## Given request
Look through the material and copy each line holding "draw".

## start Data lines

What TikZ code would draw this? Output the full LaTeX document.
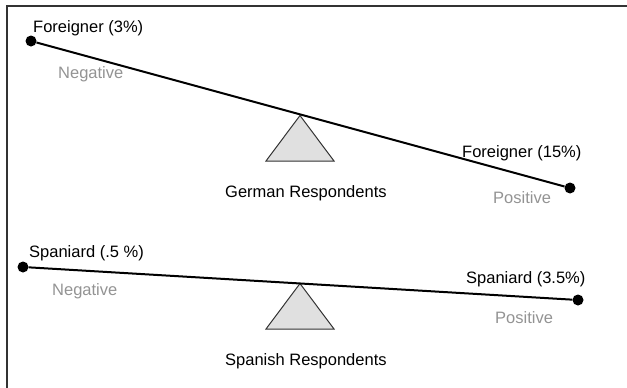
\documentclass[tikz,border=0pt]{standalone}
\usepackage{fontspec}
\setmainfont{Liberation Sans}
\begin{document}
\begin{tikzpicture}[x=1pt,y=-1pt,
  lbl/.style={inner sep=0pt,anchor=base west,font=\fontsize{16.5}{19}\selectfont,text=black},
  side/.style={lbl,text=gray!85},
  dot/.style={circle,fill=black,inner sep=0pt,minimum size=11pt},
  beam/.style={line width=2pt,black},
  fulcrum/.style={draw=black!80,line width=1pt,fill=black!12,line join=miter},
  frame/.style={line width=1.5pt,black!80}]
\useasboundingbox (0,0) rectangle (627,388);
\draw[frame] (7,388) -- (7,6) -- (627,6);
% German
\node[dot] (gl) at (31,41) {};
\node[dot] (gr) at (570,188) {};
\draw[fulcrum] (300,115.5) -- (334,161) -- (266,161) -- cycle;
\draw[beam] (gl) -- (gr);
\node[lbl] (g1) at (33,32.5) {Foreigner (3\%)};
\node[side] (g2) at (58,78.5) {Negative};
\node[lbl] (g3) at (462,157.5) {Foreigner (15\%)};
\node[side] (g4) at (493,203) {Positive};
\node[lbl] (g5) at (225,197.5) {German Respondents};
% Spanish
\node[dot] (sl) at (23,267) {};
\node[dot] (sr) at (578,300) {};
\draw[fulcrum] (300,283.5) -- (334,329) -- (266,329) -- cycle;
\draw[beam] (sl) -- (sr);
\node[lbl] (s1) at (29,257.5) {Spaniard (.5 \%)};
\node[side] (s2) at (52,295.5) {Negative};
\node[lbl] (s3) at (466,283.5) {Spaniard (3.5\%)};
\node[side] (s4) at (495,323.5) {Positive};
\node[lbl] (s5) at (225,365.5) {Spanish Respondents};
\end{tikzpicture}
\end{document}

## end Data lines

## Answer to this problem
What TikZ code would draw this? Output the full LaTeX document.
  fulcrum/.style={draw=black!80,line width=1pt,fill=black!12,line join=miter},
\draw[frame] (7,388) -- (7,6) -- (627,6);
\draw[fulcrum] (300,115.5) -- (334,161) -- (266,161) -- cycle;
\draw[beam] (gl) -- (gr);
\draw[fulcrum] (300,283.5) -- (334,329) -- (266,329) -- cycle;
\draw[beam] (sl) -- (sr);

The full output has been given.